It seems that the supercommittee (the US Congress Joint Select Committee on Defict Reduction) has failed to agree on $1.5 trillion in cuts over the next decade. In lieu of this “failure,” automatic cuts of $1.2 trillion will kick in. These cuts will be across the board, and will not result from the committee’s picking of winners and losers in the federal budget.
In the context about discussions of intergenerational justice earlier this year, Michael Gerson said that such across-the-board cuts are “really the lazy abdication of governing.” And with respect to the outcome of the supercommittee process, Gerson is laying the lion’s share of blame for this failure to govern with President Obama: “It is the executive, not the legislature, that gives the budget process energy and direction. The supercommittee failed primarily because President Obama gave a shrug.”
But I want to speak out in favor of across-the-board cuts, at least provisionally.

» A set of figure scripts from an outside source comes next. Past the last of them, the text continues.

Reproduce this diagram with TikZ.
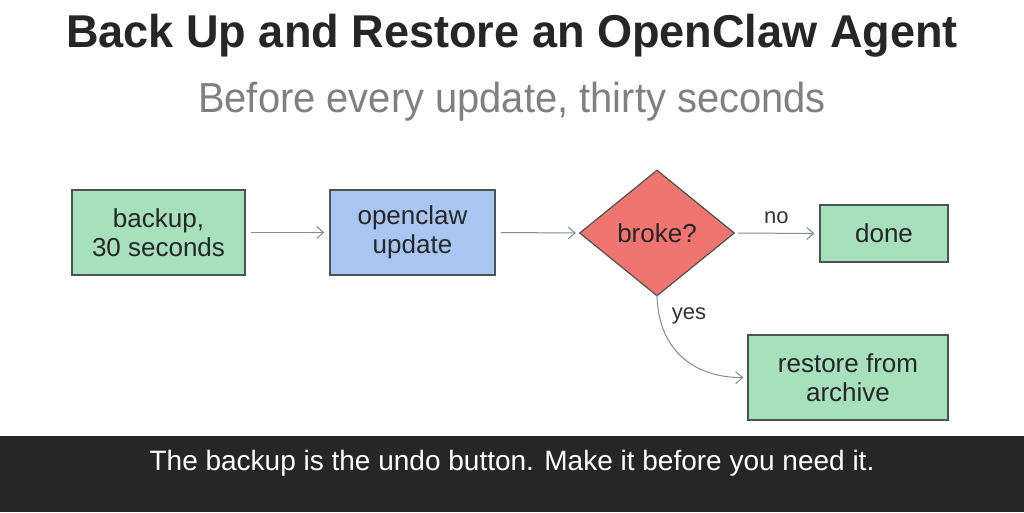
\documentclass[tikz,border=0pt]{standalone}
\usepackage{fontspec}
\setmainfont{Liberation Sans}
\usetikzlibrary{shapes.geometric,arrows.meta}
\definecolor{bx}{HTML}{4A5550}
\definecolor{gr}{HTML}{A6E0BC}
\definecolor{bl}{HTML}{A9C6F2}
\definecolor{rd}{HTML}{F07470}
\definecolor{ar}{HTML}{7E9088}
\begin{document}
\begin{tikzpicture}[x=1pt,y=-1pt,
 box/.style={draw=bx,line width=1.2pt,align=center,font=\fontsize{26}{29}\selectfont,text=black!85,inner sep=0pt},
 con/.style={draw=ar,line width=1pt,-{Straight Barb[length=7pt,width=12pt]}},
 lab/.style={font=\fontsize{22}{26}\selectfont,text=black!80}]
\useasboundingbox (0,0) rectangle (1024,512);
\fill[white] (0,0) rectangle (1024,512);
\node[font=\bfseries\fontsize{46}{52}\selectfont,text=black!85,xscale=0.98] (title) at (512,36) {Back Up and Restore an OpenClaw Agent};
\node[font=\fontsize{42}{46}\selectfont,text=black!50,xscale=0.95] (sub) at (512,102) {Before every update, thirty seconds};
\node[box,fill=gr,minimum width=173pt,minimum height=85pt] (b1) at (158.5,232.5) {backup,\\30 seconds};
\node[box,fill=bl,minimum width=165pt,minimum height=85pt] (b2) at (412.5,232.5) {openclaw\\update};
\node[box,fill=rd,diamond,aspect=1.2,minimum width=155pt,minimum height=126pt] (d) at (657,233) {broke?};
\node[box,fill=gr,minimum width=128pt,minimum height=57pt] (done) at (884,233.5) {done};
\node[box,fill=gr,minimum width=200pt,minimum height=85pt] (rs) at (848,377.5) {restore from\\archive};
\draw[con] ([xshift=5pt]b1.east) -- ([xshift=-5pt]b2.west);
\draw[con] ([xshift=5pt]b2.east) -- ([xshift=-3pt]d.west);
\draw[con] ([xshift=3pt]d.east) -- ([xshift=-5pt]done.west) node[lab,midway,above=6pt] {no};
\draw[con] ([yshift=4pt]d.south) .. controls (657,355) and (700,378) .. ([xshift=-4pt]rs.west);
\node[lab] (yes) at (689,316) {yes};
\fill[black!85] (0,436) rectangle (1024,512);
\node[font=\fontsize{28}{32}\selectfont,text=white] (cap) at (512,463) {The backup is the undo button. Make it before you need it.};
\end{tikzpicture}
\end{document}
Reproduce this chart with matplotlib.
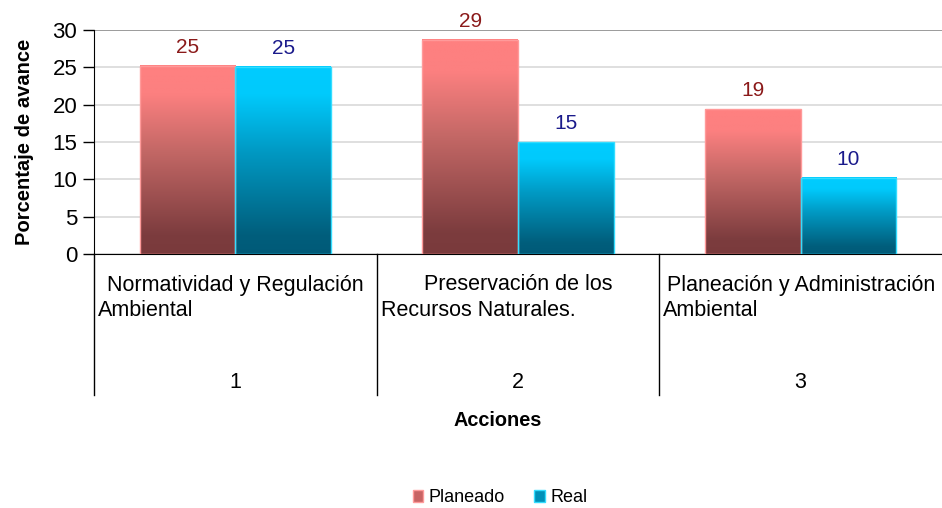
import numpy as np
import matplotlib
matplotlib.use("Agg")
import matplotlib.pyplot as plt
from matplotlib.colors import LinearSegmentedColormap
from matplotlib.patches import Rectangle
import matplotlib.transforms as mtransforms

# ---- data ----
categories_line1 = ["Normatividad y Regulación", "Preservación de los", "Planeación y Administración"]
categories_line2 = ["Ambiental", "Recursos Naturales.", "Ambiental"]
category_numbers = ["1", "2", "3"]
series_names = ["Planeado", "Real"]
planeado = [25.2, 28.7, 19.4]
real = [25.1, 15.0, 10.2]
planeado_labels = ["25", "29", "19"]
real_labels = ["25", "15", "10"]
yticks = [0, 5, 10, 15, 20, 25, 30]

plt.rcParams['font.family'] = ['Liberation Sans', 'DejaVu Sans']
fig = plt.figure(figsize=(9.42, 5.08), dpi=100)
ax = fig.add_axes([94/942, 1-254/508, 1-94/942, (254-30)/508])

cmap_p = LinearSegmentedColormap.from_list(
    "p", [(0, "#7a3a3c"), (0.1, "#7c3c3e"), (0.55, "#c46866"), (0.85, "#fc8080"), (1, "#ff8080")])
cmap_r = LinearSegmentedColormap.from_list(
    "r", [(0, "#005a78"), (0.1, "#005e7c"), (0.55, "#009ac4"), (0.85, "#00cafc"), (1, "#00ccff")])

bar_w = 0.338
x = np.arange(len(planeado))
grad = np.linspace(0, 1, 256).reshape(-1, 1)

def gbar(xc, h, cmap, edge):
    x0 = xc - bar_w/2
    ax.imshow(grad, extent=(x0, x0+bar_w, 0, h), origin='lower', cmap=cmap,
              aspect='auto', zorder=3, interpolation='bilinear')
    ax.add_patch(Rectangle((x0, 0), bar_w, h, fill=False, edgecolor=edge, lw=1.0, zorder=4))

for i in range(len(x)):
    gbar(x[i] - bar_w/2, planeado[i], cmap_p, "#ff9a9a")
    gbar(x[i] + bar_w/2, real[i], cmap_r, "#33ddff")
    ax.text(x[i] - bar_w/2, planeado[i] + 1.2, planeado_labels[i], ha='center', va='bottom',
            fontsize=15, color="#8b1a1a", zorder=5)
    ax.text(x[i] + bar_w/2, real[i] + 1.2, real_labels[i], ha='center', va='bottom',
            fontsize=15, color="#1a1a8b", zorder=5)

ax.set_xlim(-0.5, 2.5)
ax.set_ylim(0, 30)
ax.set_yticks(yticks)
ax.set_yticklabels([str(v) for v in yticks], fontsize=16)
ax.yaxis.grid(True, color="#d9d9d9", lw=1.2, zorder=0)
ax.set_axisbelow(True)
ax.set_xticks([])
ax.tick_params(axis='y', length=8, width=1, color='black', pad=4)
for s in ['top', 'right']:
    ax.spines[s].set_visible(False)
ax.spines['left'].set_color('black')
ax.spines['bottom'].set_color('black')
ax.axhline(30, color="#909090", lw=1.2, zorder=1)

ax.set_ylabel("Porcentaje de avance", fontsize=14.5, fontweight='bold', labelpad=13)

trans = mtransforms.blended_transform_factory(ax.transData, ax.transAxes)
axh = (254-30)
def ay(py):
    return (254 - py) / axh

for b in [-0.5, 0.5, 1.5]:
    ax.plot([b, b], [0, ay(395)], transform=trans, color='black', lw=1, clip_on=False)

for i in range(len(x)):
    ax.text(x[i], ay(285), categories_line1[i], transform=trans, ha='center', va='center',
            fontsize=15.5)
    ax.text(x[i] - 0.5 + 0.014, ay(311), categories_line2[i], transform=trans, ha='left', va='center',
            fontsize=15.5)
    ax.text(x[i], ay(383), category_numbers[i], transform=trans, ha='center', va='center',
            fontsize=15.5)

fig.text(498/942, 1-420/508, "Acciones", ha='center', va='center', fontsize=14.3, fontweight='bold')

handles = [Rectangle((0, 0), 1, 1, facecolor="#c86464", edgecolor="#ff9a9a"),
           Rectangle((0, 0), 1, 1, facecolor="#0090b8", edgecolor="#33ddff")]
fig.legend(handles, series_names, loc='center', bbox_to_anchor=(500/942, 1-498/508), ncol=2,
           frameon=False, fontsize=13, handlelength=0.6, handleheight=0.6, handletextpad=0.3,
           columnspacing=1.6)

fig.savefig("out.png", dpi=100)
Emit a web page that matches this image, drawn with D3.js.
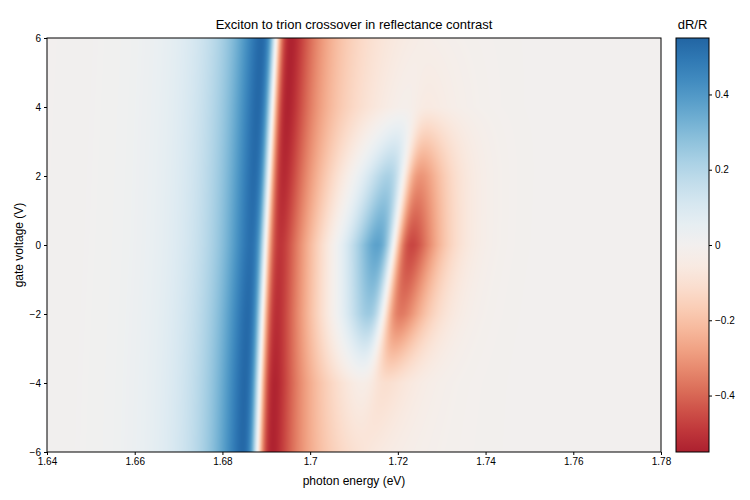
<!DOCTYPE html>
<html><head><meta charset="utf-8">
<script src="https://cdn.jsdelivr.net/npm/d3@7"></script>
<style>body{margin:0;background:#fff;font-family:"Liberation Sans",Arial,sans-serif}</style>
</head><body><div id="container"></div>
<script>
// resonance parameters, per gate voltage
var voltages   = [-6, -4, -2, 0, 2, 4, 6];
var excitonE   = [1.6880, 1.6885, 1.6891, 1.6898, 1.6906, 1.6914, 1.6922];
var excitonAmp = [1.1, 1.1, 1.08, 1.05, 1.08, 1.1, 1.1];
var excitonW   = [0.0036, 0.0036, 0.0036, 0.0036, 0.0036, 0.0036, 0.0036];
var trionE     = [1.712, 1.7145, 1.717, 1.7193, 1.7215, 1.724, 1.726];
var trionAmp   = [0, 0.12, 0.7, 0.95, 0.6, 0.06, 0];
var trionW     = [0.004, 0.0042, 0.0045, 0.0048, 0.0045, 0.0042, 0.004];
var xTicks = [1.64, 1.66, 1.68, 1.7, 1.72, 1.74, 1.76, 1.78];
var yTicks = [-6, -4, -2, 0, 2, 4, 6];
var cbTicks = [-0.4, -0.2, 0, 0.2, 0.4];

var W = 750, H = 500,
    m = {left: 47, top: 38, right: 661, bottom: 452};

var svg = d3.select('#container').append('svg').attr('width', W).attr('height', H);

var x = d3.scaleLinear().domain([1.64, 1.78]).range([m.left, m.right]),
    y = d3.scaleLinear().domain([-6, 6]).range([m.bottom, m.top]),
    vInterp = d3.scaleLinear().domain(voltages);

function param(arr, v) { return vInterp.range(arr)(v); }
// dispersive lineshape with a damped tail
function disp(e, e0, g, a, s) {
  var d = e - e0;
  return -a * d * g / (d * d + g * g) * Math.exp(-(d / s) * (d / s));
}

var cmap = function(t) { return d3.interpolateRdBu(0.1 + 0.8 * t); };
var color = function(v) { return cmap((v + 0.55) / 1.1); };

// heatmap on a canvas, then into the svg as an image
var pw = m.right - m.left, ph = m.bottom - m.top;
var canvas = document.createElement('canvas');
canvas.width = pw; canvas.height = ph;
var ctx = canvas.getContext('2d'), img = ctx.createImageData(pw, ph);
for (var j = 0; j < ph; j++) {
  var v = y.invert(m.top + j + 0.5);
  var ex0 = param(excitonE, v), exA = param(excitonAmp, v), exG = param(excitonW, v),
      tr0 = param(trionE, v), trA = param(trionAmp, v), trG = param(trionW, v);
  for (var i = 0; i < pw; i++) {
    var e = x.invert(m.left + i + 0.5);
    var val = disp(e, ex0, exG, exA, e < ex0 ? 0.024 : 0.03) +
              disp(e, tr0, trG, trA, e < tr0 ? 0.018 : 0.014);
    val = Math.max(-0.55, Math.min(0.55, val));
    var c = d3.rgb(color(val)), k = (j * pw + i) * 4;
    img.data[k] = c.r; img.data[k + 1] = c.g; img.data[k + 2] = c.b; img.data[k + 3] = 255;
  }
}
ctx.putImageData(img, 0, 0);
svg.append('image').attr('x', m.left).attr('y', m.top).attr('width', pw).attr('height', ph)
  .attr('preserveAspectRatio', 'none').attr('href', canvas.toDataURL());

svg.append('rect').attr('x', m.left).attr('y', m.top).attr('width', pw).attr('height', ph)
  .attr('fill', 'none').attr('stroke', '#000');

var xAxis = svg.append('g').attr('transform', 'translate(0,' + m.bottom + ')')
  .call(d3.axisBottom(x).tickValues(xTicks).tickSize(3).tickFormat(d3.format('')));
var yAxis = svg.append('g').attr('transform', 'translate(' + m.left + ',0)')
  .call(d3.axisLeft(y).tickValues(yTicks).tickSize(3));
[xAxis, yAxis].forEach(function(a) {
  a.select('.domain').remove();
  a.selectAll('text').attr('font-size', 10).attr('fill', '#000').attr('font-family', 'Liberation Sans');
});

svg.append('text').attr('x', (m.left + m.right) / 2).attr('y', 29).attr('text-anchor', 'middle')
  .attr('font-size', 13).text('Exciton to trion crossover in reflectance contrast');
svg.append('text').attr('x', (m.left + m.right) / 2).attr('y', 485).attr('text-anchor', 'middle')
  .attr('font-size', 12).text('photon energy (eV)');
svg.append('text').attr('transform', 'translate(23,' + (m.top + m.bottom) / 2 + ') rotate(-90)')
  .attr('text-anchor', 'middle').attr('font-size', 12).text('gate voltage (V)');

// colorbar
var cb = {x: 676, w: 33};
var cbScale = d3.scaleLinear().domain([-0.55, 0.55]).range([m.bottom, m.top]);
var grad = svg.append('defs').append('linearGradient').attr('id', 'cbg')
  .attr('x1', 0).attr('y1', 1).attr('x2', 0).attr('y2', 0);
d3.range(0, 1.001, 0.05).forEach(function(t) {
  grad.append('stop').attr('offset', t).attr('stop-color', cmap(t));
});
svg.append('rect').attr('x', cb.x).attr('y', m.top).attr('width', cb.w).attr('height', ph)
  .attr('fill', 'url(#cbg)').attr('stroke', '#000');
var cbAxis = svg.append('g').attr('transform', 'translate(' + (cb.x + cb.w) + ',0)')
  .call(d3.axisRight(cbScale).tickValues(cbTicks).tickSize(3).tickFormat(d3.format('')));
cbAxis.select('.domain').remove();
cbAxis.selectAll('text').attr('font-size', 10).attr('fill', '#000').attr('font-family', 'Liberation Sans');
svg.append('text').attr('x', cb.x + cb.w / 2).attr('y', 29).attr('text-anchor', 'middle')
  .attr('font-size', 13).text('dR/R');
</script></body></html>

I do not think they necessarily represent a failure to govern, or the “lazy abdication of governing.” It’s true as Gerson says that “To govern is to choose. And some choices are more justified than others.” In the case where there is no clear agreement about spending priorities, or even the basic views of the purpose of government, choosing to keep spending priorities as they currently exist might just be the most feasible political move. If everyone agrees that there needs to be cuts, but no one wants their pet programs cut, then it seems reasonable to, as Gerson puts it, “let everyone bear an equal burden.”
If we were to try to weigh the cuts and divide them proportionally between various areas of government spending, it seems to me that we’d need to come to grips with the various responsibilities of government: primary, secondary, tertiary, and so on. Things that are more central to the federal government’s purpose should be cut relatively less than those things that are more peripheral. That’s the view that appears in the Acton Institute’s “Principles for Budget Reform,” for instance.
But one thing that’s clear about today’s political climate is that there is very little consensus on what the central functions of government are. And in the absence of consensus, maintaining current spending priorities might be the best we can hope for.